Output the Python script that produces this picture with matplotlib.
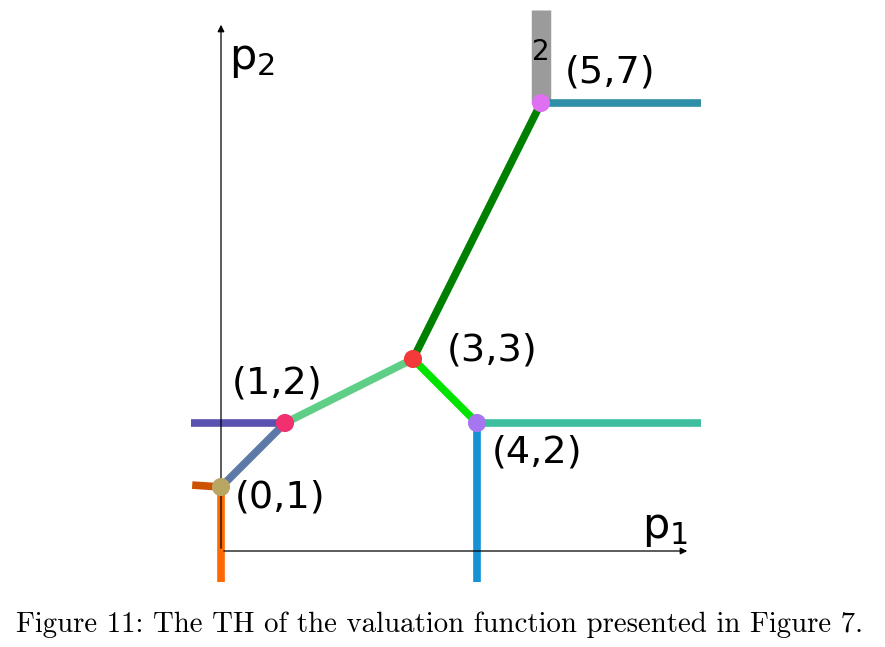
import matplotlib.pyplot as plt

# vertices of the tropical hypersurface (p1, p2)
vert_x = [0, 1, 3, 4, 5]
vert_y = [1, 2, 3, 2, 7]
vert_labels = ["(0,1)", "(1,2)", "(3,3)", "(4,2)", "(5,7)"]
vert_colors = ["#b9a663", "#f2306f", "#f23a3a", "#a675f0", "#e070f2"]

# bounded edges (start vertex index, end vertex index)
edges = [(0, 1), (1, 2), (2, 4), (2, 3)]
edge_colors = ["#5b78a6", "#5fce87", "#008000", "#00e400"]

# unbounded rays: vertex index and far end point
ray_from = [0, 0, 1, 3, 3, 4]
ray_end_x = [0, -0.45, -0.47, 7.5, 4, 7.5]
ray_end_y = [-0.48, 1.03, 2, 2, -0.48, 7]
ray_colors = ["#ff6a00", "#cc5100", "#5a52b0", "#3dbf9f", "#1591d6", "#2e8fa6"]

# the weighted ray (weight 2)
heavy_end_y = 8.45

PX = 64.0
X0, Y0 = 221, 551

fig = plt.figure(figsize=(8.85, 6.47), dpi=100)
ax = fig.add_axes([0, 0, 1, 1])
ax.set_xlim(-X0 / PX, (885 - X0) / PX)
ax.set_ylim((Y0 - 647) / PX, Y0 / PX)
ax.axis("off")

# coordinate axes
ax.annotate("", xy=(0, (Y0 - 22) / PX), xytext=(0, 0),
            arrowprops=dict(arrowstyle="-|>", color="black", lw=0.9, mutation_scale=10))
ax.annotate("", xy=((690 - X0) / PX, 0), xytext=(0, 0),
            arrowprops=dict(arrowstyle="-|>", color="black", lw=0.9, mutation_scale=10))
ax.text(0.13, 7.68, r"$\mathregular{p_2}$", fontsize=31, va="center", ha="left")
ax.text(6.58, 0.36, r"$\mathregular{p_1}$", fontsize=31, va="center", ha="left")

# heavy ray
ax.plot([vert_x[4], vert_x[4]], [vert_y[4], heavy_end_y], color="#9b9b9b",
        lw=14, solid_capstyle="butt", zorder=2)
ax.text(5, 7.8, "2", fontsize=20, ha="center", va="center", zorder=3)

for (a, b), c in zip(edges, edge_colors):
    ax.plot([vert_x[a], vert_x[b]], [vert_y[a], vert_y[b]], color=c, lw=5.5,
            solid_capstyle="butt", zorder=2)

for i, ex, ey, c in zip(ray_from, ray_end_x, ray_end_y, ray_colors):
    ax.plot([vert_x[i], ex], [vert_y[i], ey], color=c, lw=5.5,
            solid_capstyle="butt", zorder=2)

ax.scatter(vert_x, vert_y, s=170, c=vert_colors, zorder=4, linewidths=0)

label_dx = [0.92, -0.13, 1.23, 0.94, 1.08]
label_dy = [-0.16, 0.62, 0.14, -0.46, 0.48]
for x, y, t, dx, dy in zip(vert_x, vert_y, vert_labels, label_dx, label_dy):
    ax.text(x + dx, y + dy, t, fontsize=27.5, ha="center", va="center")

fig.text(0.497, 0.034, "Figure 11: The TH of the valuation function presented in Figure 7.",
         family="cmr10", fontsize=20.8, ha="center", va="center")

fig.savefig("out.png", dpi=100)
==
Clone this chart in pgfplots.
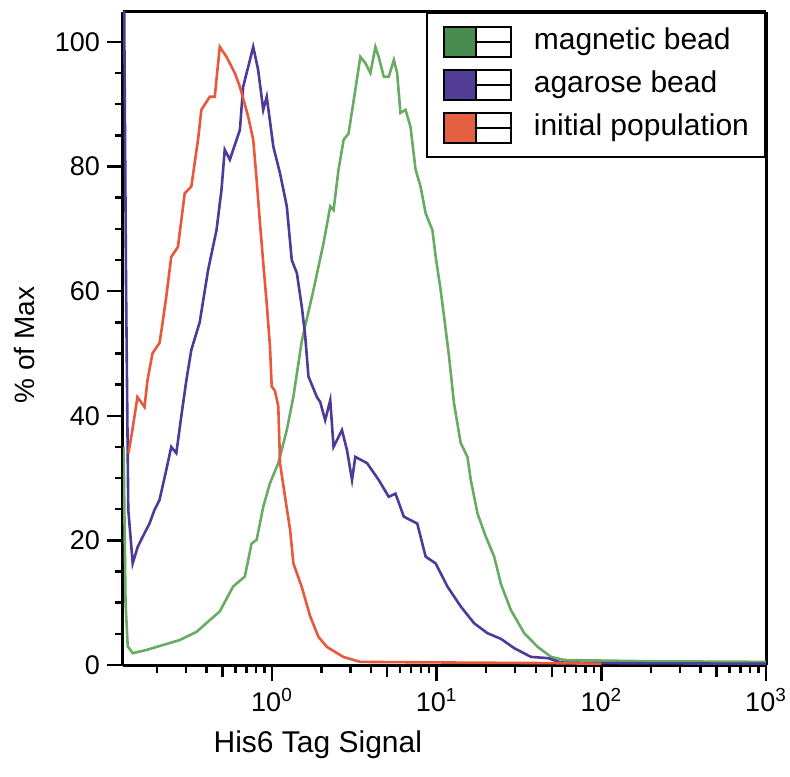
* * *
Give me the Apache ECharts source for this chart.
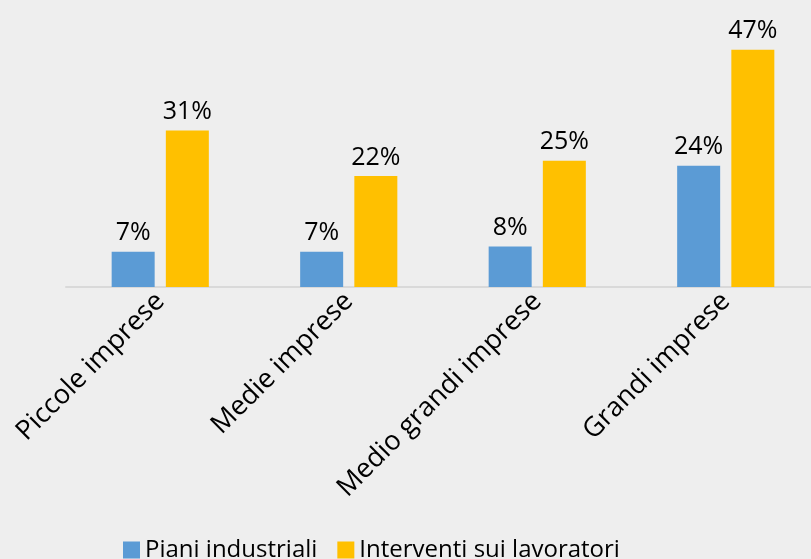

▶ **TASK TO CARRY OUT**: Check each line above for the word "chart", and copy the lines where it appears.

▶ **CORRECT OUTPUT**:
Clone this chart in pgfplots.
Give me the Apache ECharts source for this chart.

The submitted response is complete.